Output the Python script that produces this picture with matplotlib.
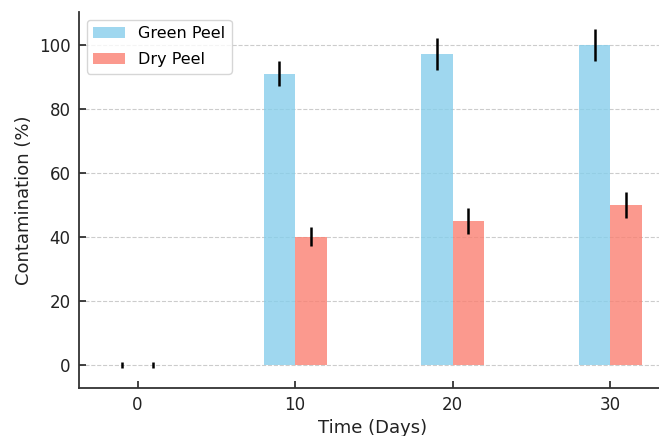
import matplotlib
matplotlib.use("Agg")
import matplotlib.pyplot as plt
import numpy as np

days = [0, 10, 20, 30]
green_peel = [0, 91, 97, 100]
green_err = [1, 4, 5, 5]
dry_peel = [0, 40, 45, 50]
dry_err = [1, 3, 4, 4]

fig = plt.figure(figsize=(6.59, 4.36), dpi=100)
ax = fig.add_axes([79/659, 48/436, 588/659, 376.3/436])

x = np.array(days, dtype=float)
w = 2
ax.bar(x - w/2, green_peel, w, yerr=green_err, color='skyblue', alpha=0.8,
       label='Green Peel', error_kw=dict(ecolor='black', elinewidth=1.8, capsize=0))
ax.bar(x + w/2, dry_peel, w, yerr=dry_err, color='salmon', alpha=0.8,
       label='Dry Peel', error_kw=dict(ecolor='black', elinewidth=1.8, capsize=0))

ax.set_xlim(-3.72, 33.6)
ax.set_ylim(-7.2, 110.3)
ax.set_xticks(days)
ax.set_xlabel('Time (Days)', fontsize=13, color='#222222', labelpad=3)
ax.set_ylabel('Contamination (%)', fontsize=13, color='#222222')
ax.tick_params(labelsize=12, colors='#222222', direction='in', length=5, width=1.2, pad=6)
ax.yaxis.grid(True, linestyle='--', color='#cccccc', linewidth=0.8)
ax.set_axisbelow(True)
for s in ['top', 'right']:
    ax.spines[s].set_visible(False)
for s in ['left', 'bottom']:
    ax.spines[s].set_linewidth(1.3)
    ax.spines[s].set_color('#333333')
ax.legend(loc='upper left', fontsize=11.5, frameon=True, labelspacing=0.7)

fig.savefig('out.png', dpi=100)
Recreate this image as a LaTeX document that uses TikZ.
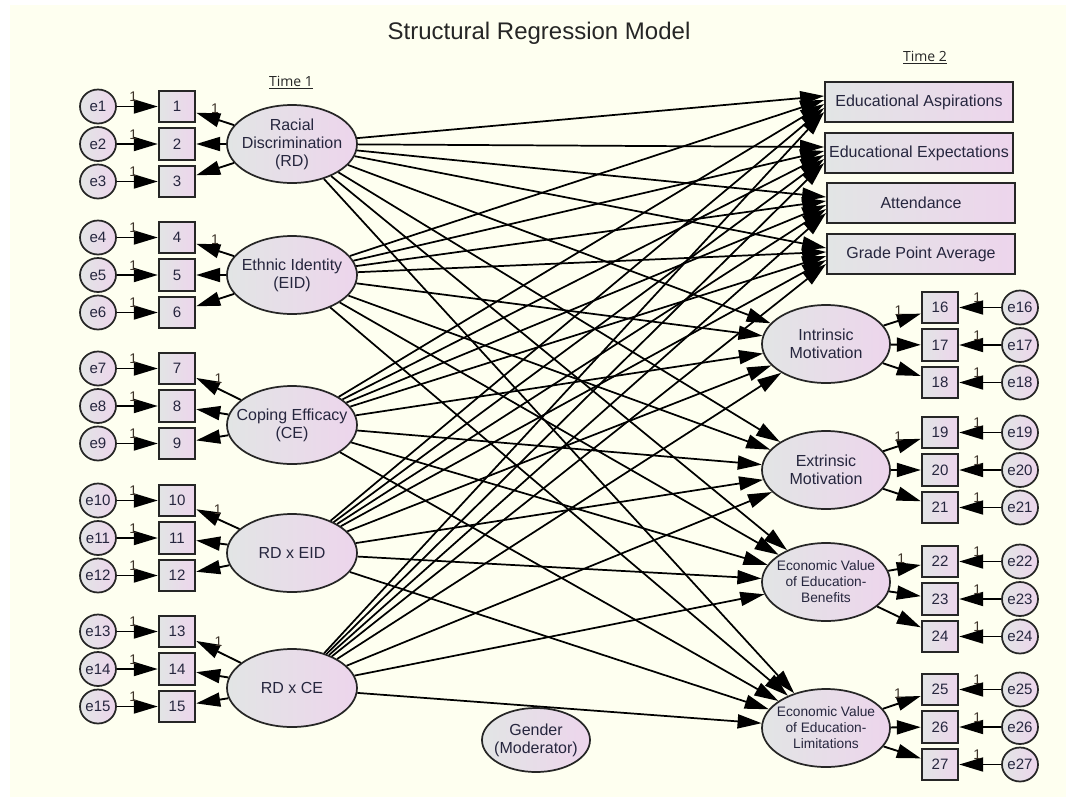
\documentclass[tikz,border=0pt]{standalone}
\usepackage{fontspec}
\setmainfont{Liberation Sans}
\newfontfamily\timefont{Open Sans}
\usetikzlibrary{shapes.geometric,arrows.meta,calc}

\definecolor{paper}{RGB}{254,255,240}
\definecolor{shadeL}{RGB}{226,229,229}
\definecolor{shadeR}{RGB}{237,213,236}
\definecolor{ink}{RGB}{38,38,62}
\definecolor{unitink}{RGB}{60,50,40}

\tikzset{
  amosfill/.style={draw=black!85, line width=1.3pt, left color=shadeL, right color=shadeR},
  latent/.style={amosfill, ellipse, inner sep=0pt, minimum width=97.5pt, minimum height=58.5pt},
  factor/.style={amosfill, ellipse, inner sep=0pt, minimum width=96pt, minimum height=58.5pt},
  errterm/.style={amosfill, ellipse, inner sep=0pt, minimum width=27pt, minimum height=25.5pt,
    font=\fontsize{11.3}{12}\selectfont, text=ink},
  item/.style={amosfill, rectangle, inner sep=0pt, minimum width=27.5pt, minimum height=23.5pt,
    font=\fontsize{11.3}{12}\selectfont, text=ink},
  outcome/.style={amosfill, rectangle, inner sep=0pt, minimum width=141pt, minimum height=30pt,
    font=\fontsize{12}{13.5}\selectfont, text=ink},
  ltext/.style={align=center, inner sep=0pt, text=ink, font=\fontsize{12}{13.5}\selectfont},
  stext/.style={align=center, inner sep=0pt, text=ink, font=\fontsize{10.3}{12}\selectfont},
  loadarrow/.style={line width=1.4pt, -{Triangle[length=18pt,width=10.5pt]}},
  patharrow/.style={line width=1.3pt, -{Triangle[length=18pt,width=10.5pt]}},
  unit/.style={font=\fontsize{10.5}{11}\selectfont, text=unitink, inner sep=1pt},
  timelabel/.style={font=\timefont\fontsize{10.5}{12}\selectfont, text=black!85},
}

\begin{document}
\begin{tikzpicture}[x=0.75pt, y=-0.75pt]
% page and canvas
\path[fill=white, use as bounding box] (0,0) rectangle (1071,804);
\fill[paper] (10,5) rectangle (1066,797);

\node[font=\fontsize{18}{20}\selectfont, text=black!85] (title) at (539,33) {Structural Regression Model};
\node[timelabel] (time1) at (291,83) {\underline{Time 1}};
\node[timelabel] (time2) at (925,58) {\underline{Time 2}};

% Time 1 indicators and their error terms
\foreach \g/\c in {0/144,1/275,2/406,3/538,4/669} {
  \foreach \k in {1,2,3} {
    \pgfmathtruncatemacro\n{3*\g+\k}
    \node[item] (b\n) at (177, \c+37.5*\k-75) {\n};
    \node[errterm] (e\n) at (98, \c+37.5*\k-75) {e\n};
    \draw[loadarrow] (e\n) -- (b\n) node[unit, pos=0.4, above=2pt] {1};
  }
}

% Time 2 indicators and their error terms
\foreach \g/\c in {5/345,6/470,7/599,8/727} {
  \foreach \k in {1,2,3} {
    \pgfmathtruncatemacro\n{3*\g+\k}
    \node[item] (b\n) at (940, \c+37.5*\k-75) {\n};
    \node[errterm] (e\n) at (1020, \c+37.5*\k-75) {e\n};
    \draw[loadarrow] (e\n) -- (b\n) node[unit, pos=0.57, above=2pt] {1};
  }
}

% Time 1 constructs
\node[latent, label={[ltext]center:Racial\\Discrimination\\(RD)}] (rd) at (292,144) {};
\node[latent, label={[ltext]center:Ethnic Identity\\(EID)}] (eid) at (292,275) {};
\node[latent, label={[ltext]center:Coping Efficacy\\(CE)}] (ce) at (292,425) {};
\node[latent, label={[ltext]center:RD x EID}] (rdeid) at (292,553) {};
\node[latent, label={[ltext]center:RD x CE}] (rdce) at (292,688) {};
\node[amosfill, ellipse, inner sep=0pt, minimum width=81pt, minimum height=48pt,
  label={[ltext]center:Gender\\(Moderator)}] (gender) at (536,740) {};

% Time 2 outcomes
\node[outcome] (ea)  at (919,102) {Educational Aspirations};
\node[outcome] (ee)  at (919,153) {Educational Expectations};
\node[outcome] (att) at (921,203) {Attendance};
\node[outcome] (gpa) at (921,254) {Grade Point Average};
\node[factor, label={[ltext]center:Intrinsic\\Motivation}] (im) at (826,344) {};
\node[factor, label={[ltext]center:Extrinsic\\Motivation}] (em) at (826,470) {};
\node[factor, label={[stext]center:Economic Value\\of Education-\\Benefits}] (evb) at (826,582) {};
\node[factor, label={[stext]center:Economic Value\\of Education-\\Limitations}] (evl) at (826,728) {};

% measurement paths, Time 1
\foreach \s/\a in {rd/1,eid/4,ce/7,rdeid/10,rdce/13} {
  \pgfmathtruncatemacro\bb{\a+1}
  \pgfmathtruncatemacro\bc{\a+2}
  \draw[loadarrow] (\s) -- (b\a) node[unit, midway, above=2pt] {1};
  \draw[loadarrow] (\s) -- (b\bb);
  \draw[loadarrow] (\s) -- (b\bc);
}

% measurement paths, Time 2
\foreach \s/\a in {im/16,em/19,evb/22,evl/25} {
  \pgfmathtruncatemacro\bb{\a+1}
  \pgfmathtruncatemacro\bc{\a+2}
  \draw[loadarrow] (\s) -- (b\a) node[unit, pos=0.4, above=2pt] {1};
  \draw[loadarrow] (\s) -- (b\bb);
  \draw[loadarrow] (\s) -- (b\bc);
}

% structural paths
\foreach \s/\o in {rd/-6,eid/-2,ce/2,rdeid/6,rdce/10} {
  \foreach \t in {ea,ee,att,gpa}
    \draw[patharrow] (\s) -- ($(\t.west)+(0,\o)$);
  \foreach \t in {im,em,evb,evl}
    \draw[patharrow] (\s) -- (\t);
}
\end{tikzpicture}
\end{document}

----------

Exercise brief -
Repeat only the lines from the beginning of the material through the line containing "ax = fig.add_axes([79/659, 48/436, 588/659, 376.3/436])", both ends kept, leaving pictures out.

Right answer -
Output the Python script that produces this picture with matplotlib.
import matplotlib
matplotlib.use("Agg")
import matplotlib.pyplot as plt
import numpy as np

days = [0, 10, 20, 30]
green_peel = [0, 91, 97, 100]
green_err = [1, 4, 5, 5]
dry_peel = [0, 40, 45, 50]
dry_err = [1, 3, 4, 4]

fig = plt.figure(figsize=(6.59, 4.36), dpi=100)
ax = fig.add_axes([79/659, 48/436, 588/659, 376.3/436])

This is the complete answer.